Schlitten got his start working the music business with several of the small but prestigious record companies—Muse and Prestige, among others—before he created his own label with Xanadu Records. His approach was straightforward—bring the intuitive, top-level musicians into the studio and let them have at it. Tom Gstelger, the man behind this Schlitten mission, used the same approach, asking the members of this sax-and-a-rhythm-section quartet (a quintet on two Monk tunes) to bring in some songs. No rehearsals. Call 'em out and let's play.
The oldest of the selections: the 1925-penned "I Want to Be Happy." The newest: Thelonious Monk's "Bemsha Swing," from 1952. So, it's tradition time, in the best sense of the word. The group has a relaxed fluidity, a complete ease of expression, starting with Fats Waller's "Jitterbug Waltz" through the Jerome Kern/P.G. Wodehouse jewel, "Bill."
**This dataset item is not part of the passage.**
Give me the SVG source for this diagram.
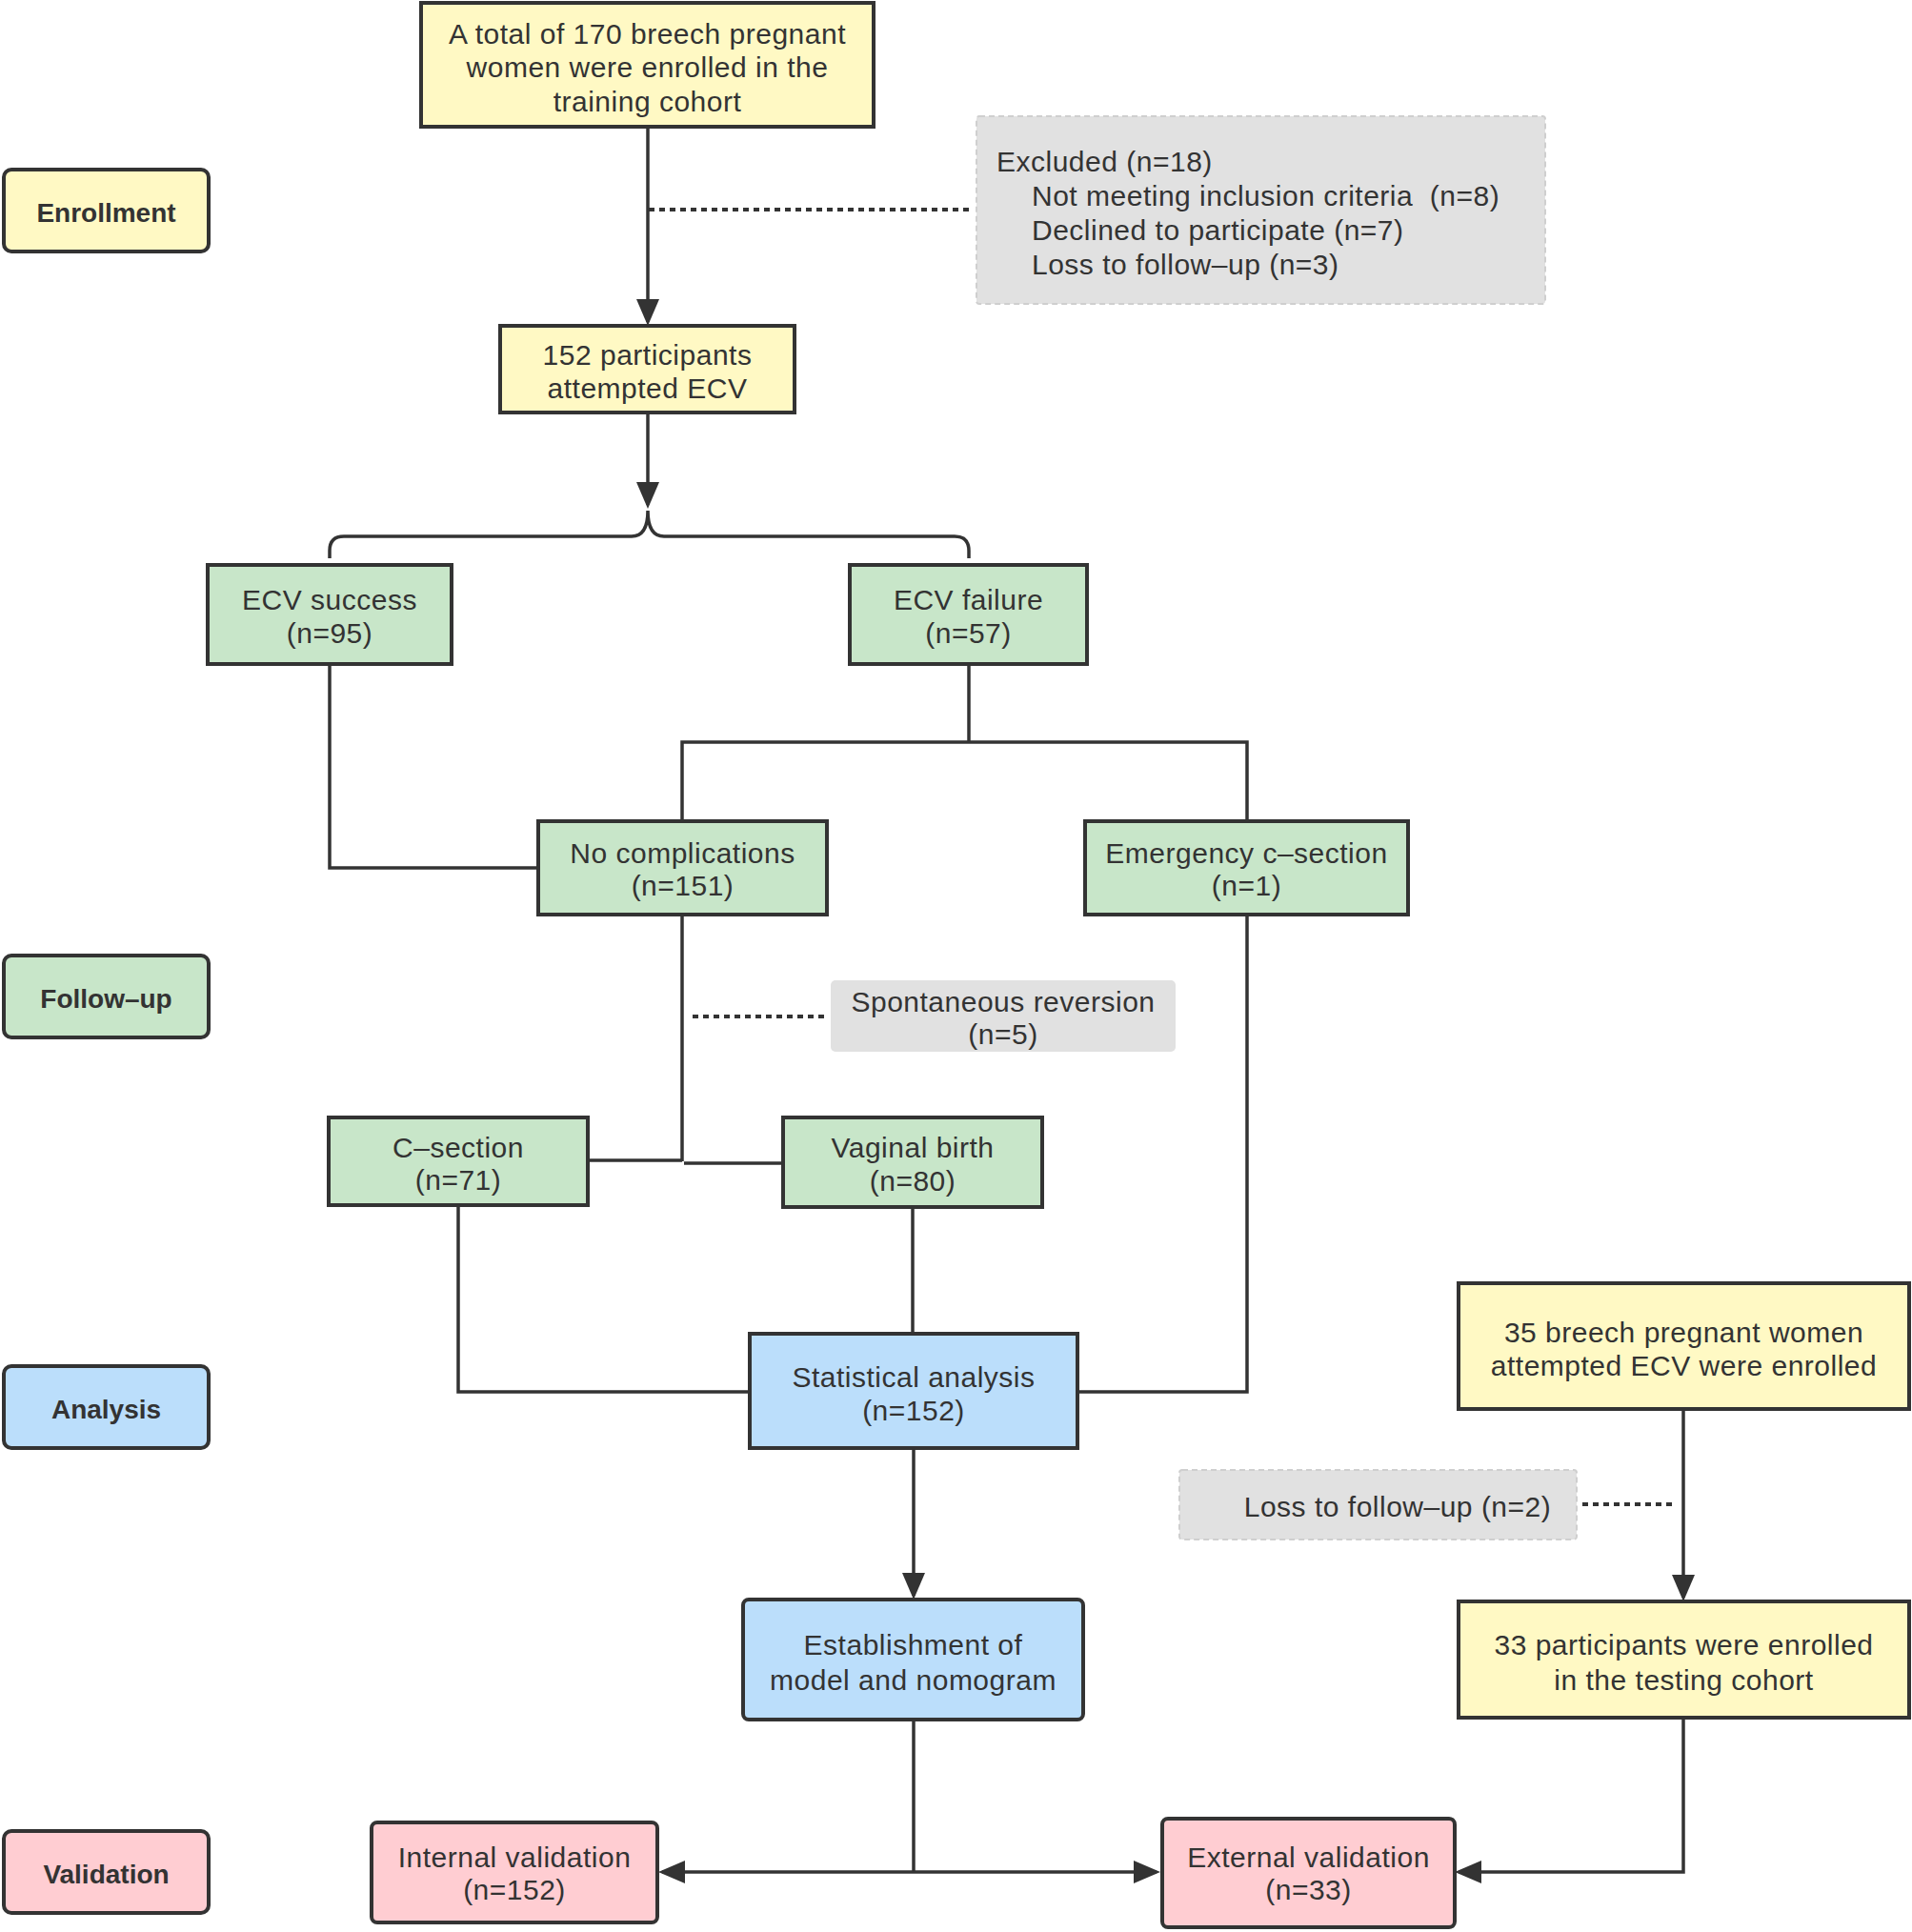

Recorded without headphones, the players in one room, in a circle facing each other, the "sound" is a factor in the success of the set. Warm, spontaneous, interactively virtuosic, it could be mistaken for one of the late-50s/early-60s Prestige Records sessions. The two Thelonious Monk tunes, "Misterioso" and "Bemsha Swing," serve as a highlights, with an additional tenor sax—Andy Scherrer—mixed into the group, for some wandering conversations with alto/tenor saxophonist Donat Fisch.